## What to work on
Your task is to transcribe all of the data below exactly, omitting the images.

## Data block
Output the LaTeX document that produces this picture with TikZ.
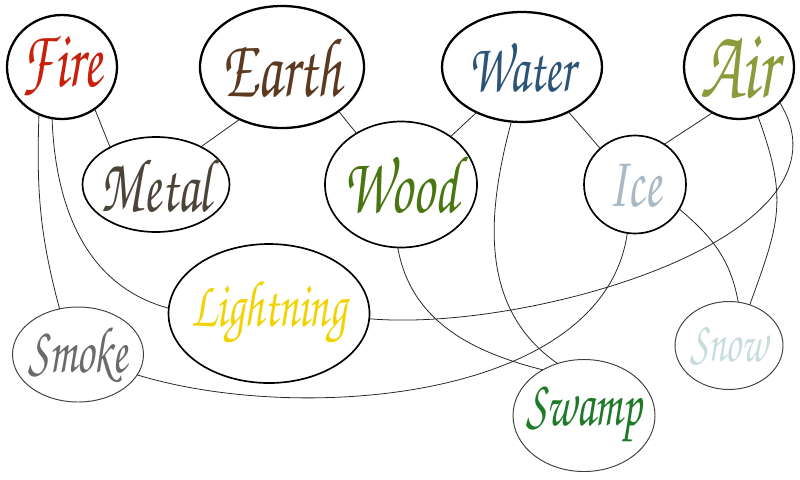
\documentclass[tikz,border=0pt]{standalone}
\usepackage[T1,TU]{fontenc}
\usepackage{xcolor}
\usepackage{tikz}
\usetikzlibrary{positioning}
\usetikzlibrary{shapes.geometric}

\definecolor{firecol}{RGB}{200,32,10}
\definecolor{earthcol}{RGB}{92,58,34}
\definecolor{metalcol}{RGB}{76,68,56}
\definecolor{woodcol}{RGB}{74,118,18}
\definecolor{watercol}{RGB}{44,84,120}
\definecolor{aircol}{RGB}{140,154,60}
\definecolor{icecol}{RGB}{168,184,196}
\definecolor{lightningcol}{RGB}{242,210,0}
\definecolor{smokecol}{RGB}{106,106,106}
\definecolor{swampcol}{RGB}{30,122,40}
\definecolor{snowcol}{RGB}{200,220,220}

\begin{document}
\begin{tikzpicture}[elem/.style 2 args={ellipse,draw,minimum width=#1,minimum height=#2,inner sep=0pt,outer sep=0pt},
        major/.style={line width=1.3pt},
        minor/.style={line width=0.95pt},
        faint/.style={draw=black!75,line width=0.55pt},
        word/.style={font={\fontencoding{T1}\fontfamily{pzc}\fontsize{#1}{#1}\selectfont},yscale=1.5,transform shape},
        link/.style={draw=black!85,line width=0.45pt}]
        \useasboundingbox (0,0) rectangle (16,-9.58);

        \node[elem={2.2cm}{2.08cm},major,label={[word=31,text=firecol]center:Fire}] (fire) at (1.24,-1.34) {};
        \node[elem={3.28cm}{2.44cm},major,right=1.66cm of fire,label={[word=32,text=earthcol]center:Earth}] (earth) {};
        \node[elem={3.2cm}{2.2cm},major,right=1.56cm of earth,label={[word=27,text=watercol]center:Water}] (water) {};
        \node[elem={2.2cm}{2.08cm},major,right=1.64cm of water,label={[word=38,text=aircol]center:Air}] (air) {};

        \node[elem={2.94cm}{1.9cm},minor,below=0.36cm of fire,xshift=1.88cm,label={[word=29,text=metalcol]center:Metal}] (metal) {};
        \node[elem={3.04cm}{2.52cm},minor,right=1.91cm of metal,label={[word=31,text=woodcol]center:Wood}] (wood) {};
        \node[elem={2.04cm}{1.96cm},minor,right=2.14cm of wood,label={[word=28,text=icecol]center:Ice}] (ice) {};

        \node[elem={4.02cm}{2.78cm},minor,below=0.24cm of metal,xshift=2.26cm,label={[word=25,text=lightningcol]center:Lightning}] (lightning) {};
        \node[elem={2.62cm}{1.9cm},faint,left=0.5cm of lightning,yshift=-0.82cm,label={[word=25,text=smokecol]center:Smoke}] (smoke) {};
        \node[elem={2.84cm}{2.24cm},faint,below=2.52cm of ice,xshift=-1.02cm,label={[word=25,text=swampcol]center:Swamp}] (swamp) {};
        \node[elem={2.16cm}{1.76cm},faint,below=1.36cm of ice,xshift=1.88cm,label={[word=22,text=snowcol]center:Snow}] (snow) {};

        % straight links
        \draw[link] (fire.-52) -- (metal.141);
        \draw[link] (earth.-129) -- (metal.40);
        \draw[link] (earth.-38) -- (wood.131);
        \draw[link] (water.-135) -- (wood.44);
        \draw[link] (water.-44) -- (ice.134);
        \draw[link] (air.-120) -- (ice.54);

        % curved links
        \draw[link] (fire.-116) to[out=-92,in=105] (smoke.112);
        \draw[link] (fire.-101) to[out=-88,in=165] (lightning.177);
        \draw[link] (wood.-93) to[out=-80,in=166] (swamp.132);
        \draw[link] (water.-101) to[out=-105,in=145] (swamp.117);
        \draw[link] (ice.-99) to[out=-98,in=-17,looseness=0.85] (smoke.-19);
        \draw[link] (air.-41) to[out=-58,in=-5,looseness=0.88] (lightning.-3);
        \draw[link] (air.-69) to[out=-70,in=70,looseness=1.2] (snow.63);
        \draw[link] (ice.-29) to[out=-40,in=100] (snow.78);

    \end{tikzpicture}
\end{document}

## Solution
Output the LaTeX document that produces this picture with TikZ.
\documentclass[tikz,border=0pt]{standalone}
\usepackage[T1,TU]{fontenc}
\usepackage{xcolor}
\usepackage{tikz}
\usetikzlibrary{positioning}
\usetikzlibrary{shapes.geometric}

\definecolor{firecol}{RGB}{200,32,10}
\definecolor{earthcol}{RGB}{92,58,34}
\definecolor{metalcol}{RGB}{76,68,56}
\definecolor{woodcol}{RGB}{74,118,18}
\definecolor{watercol}{RGB}{44,84,120}
\definecolor{aircol}{RGB}{140,154,60}
\definecolor{icecol}{RGB}{168,184,196}
\definecolor{lightningcol}{RGB}{242,210,0}
\definecolor{smokecol}{RGB}{106,106,106}
\definecolor{swampcol}{RGB}{30,122,40}
\definecolor{snowcol}{RGB}{200,220,220}

\begin{document}
\begin{tikzpicture}[elem/.style 2 args={ellipse,draw,minimum width=#1,minimum height=#2,inner sep=0pt,outer sep=0pt},
        major/.style={line width=1.3pt},
        minor/.style={line width=0.95pt},
        faint/.style={draw=black!75,line width=0.55pt},
        word/.style={font={\fontencoding{T1}\fontfamily{pzc}\fontsize{#1}{#1}\selectfont},yscale=1.5,transform shape},
        link/.style={draw=black!85,line width=0.45pt}]
        \useasboundingbox (0,0) rectangle (16,-9.58);

        \node[elem={2.2cm}{2.08cm},major,label={[word=31,text=firecol]center:Fire}] (fire) at (1.24,-1.34) {};
        \node[elem={3.28cm}{2.44cm},major,right=1.66cm of fire,label={[word=32,text=earthcol]center:Earth}] (earth) {};
        \node[elem={3.2cm}{2.2cm},major,right=1.56cm of earth,label={[word=27,text=watercol]center:Water}] (water) {};
        \node[elem={2.2cm}{2.08cm},major,right=1.64cm of water,label={[word=38,text=aircol]center:Air}] (air) {};

        \node[elem={2.94cm}{1.9cm},minor,below=0.36cm of fire,xshift=1.88cm,label={[word=29,text=metalcol]center:Metal}] (metal) {};
        \node[elem={3.04cm}{2.52cm},minor,right=1.91cm of metal,label={[word=31,text=woodcol]center:Wood}] (wood) {};
        \node[elem={2.04cm}{1.96cm},minor,right=2.14cm of wood,label={[word=28,text=icecol]center:Ice}] (ice) {};

        \node[elem={4.02cm}{2.78cm},minor,below=0.24cm of metal,xshift=2.26cm,label={[word=25,text=lightningcol]center:Lightning}] (lightning) {};
        \node[elem={2.62cm}{1.9cm},faint,left=0.5cm of lightning,yshift=-0.82cm,label={[word=25,text=smokecol]center:Smoke}] (smoke) {};
        \node[elem={2.84cm}{2.24cm},faint,below=2.52cm of ice,xshift=-1.02cm,label={[word=25,text=swampcol]center:Swamp}] (swamp) {};
        \node[elem={2.16cm}{1.76cm},faint,below=1.36cm of ice,xshift=1.88cm,label={[word=22,text=snowcol]center:Snow}] (snow) {};

        % straight links
        \draw[link] (fire.-52) -- (metal.141);
        \draw[link] (earth.-129) -- (metal.40);
        \draw[link] (earth.-38) -- (wood.131);
        \draw[link] (water.-135) -- (wood.44);
        \draw[link] (water.-44) -- (ice.134);
        \draw[link] (air.-120) -- (ice.54);

        % curved links
        \draw[link] (fire.-116) to[out=-92,in=105] (smoke.112);
        \draw[link] (fire.-101) to[out=-88,in=165] (lightning.177);
        \draw[link] (wood.-93) to[out=-80,in=166] (swamp.132);
        \draw[link] (water.-101) to[out=-105,in=145] (swamp.117);
        \draw[link] (ice.-99) to[out=-98,in=-17,looseness=0.85] (smoke.-19);
        \draw[link] (air.-41) to[out=-58,in=-5,looseness=0.88] (lightning.-3);
        \draw[link] (air.-69) to[out=-70,in=70,looseness=1.2] (snow.63);
        \draw[link] (ice.-29) to[out=-40,in=100] (snow.78);

    \end{tikzpicture}
\end{document}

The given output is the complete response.